## Provided material
***

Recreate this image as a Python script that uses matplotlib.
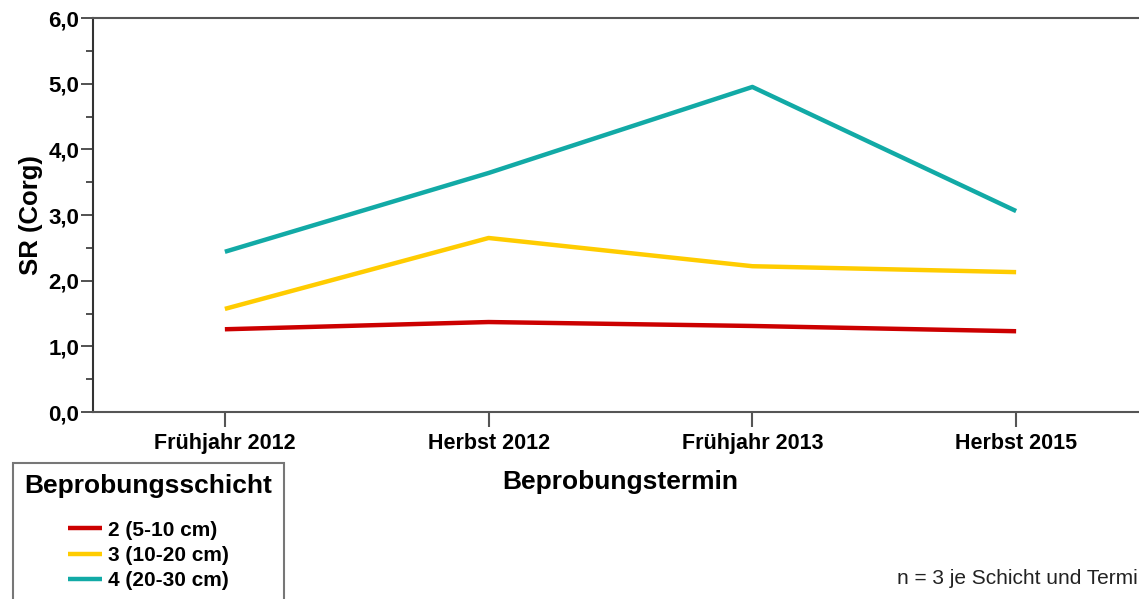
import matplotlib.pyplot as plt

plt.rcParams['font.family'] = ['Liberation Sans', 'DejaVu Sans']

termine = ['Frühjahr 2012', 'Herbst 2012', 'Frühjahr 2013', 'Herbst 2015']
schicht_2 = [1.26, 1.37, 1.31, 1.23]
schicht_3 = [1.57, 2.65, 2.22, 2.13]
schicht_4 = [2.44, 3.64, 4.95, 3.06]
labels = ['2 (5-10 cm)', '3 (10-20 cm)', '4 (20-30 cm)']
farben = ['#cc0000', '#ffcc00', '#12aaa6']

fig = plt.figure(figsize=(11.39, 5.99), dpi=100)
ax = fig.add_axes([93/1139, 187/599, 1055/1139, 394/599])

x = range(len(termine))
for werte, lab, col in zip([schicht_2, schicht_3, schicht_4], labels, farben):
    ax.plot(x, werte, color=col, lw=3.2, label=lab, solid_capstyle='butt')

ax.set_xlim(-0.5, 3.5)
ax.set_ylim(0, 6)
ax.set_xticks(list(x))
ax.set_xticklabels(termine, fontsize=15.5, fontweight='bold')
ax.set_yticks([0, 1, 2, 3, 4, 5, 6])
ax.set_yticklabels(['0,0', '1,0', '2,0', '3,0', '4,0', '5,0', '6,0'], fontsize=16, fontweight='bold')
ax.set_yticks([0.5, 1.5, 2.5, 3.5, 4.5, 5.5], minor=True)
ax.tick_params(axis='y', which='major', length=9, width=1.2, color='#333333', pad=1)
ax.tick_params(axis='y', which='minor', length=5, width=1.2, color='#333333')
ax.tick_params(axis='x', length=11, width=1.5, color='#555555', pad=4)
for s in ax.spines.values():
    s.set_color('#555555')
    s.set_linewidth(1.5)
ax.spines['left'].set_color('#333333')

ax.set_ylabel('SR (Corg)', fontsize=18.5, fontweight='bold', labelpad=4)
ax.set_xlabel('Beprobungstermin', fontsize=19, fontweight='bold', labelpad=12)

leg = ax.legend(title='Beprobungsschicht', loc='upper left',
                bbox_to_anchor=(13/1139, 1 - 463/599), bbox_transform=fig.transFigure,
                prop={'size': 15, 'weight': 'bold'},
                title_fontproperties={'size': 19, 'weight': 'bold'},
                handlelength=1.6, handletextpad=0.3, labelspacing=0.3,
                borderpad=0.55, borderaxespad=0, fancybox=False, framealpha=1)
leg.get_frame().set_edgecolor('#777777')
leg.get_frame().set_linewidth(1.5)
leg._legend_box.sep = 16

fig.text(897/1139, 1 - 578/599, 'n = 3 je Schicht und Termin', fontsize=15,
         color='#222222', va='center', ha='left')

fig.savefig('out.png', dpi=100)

***

## Exercise aim
Up to and including the line containing "lw=3.2, label=lab, solid_capstyle='butt')", repeat every line from the start of the data, but none of the pictures.

## Response to the exercise
Recreate this image as a Python script that uses matplotlib.
import matplotlib.pyplot as plt

plt.rcParams['font.family'] = ['Liberation Sans', 'DejaVu Sans']

termine = ['Frühjahr 2012', 'Herbst 2012', 'Frühjahr 2013', 'Herbst 2015']
schicht_2 = [1.26, 1.37, 1.31, 1.23]
schicht_3 = [1.57, 2.65, 2.22, 2.13]
schicht_4 = [2.44, 3.64, 4.95, 3.06]
labels = ['2 (5-10 cm)', '3 (10-20 cm)', '4 (20-30 cm)']
farben = ['#cc0000', '#ffcc00', '#12aaa6']

fig = plt.figure(figsize=(11.39, 5.99), dpi=100)
ax = fig.add_axes([93/1139, 187/599, 1055/1139, 394/599])

x = range(len(termine))
for werte, lab, col in zip([schicht_2, schicht_3, schicht_4], labels, farben):
    ax.plot(x, werte, color=col, lw=3.2, label=lab, solid_capstyle='butt')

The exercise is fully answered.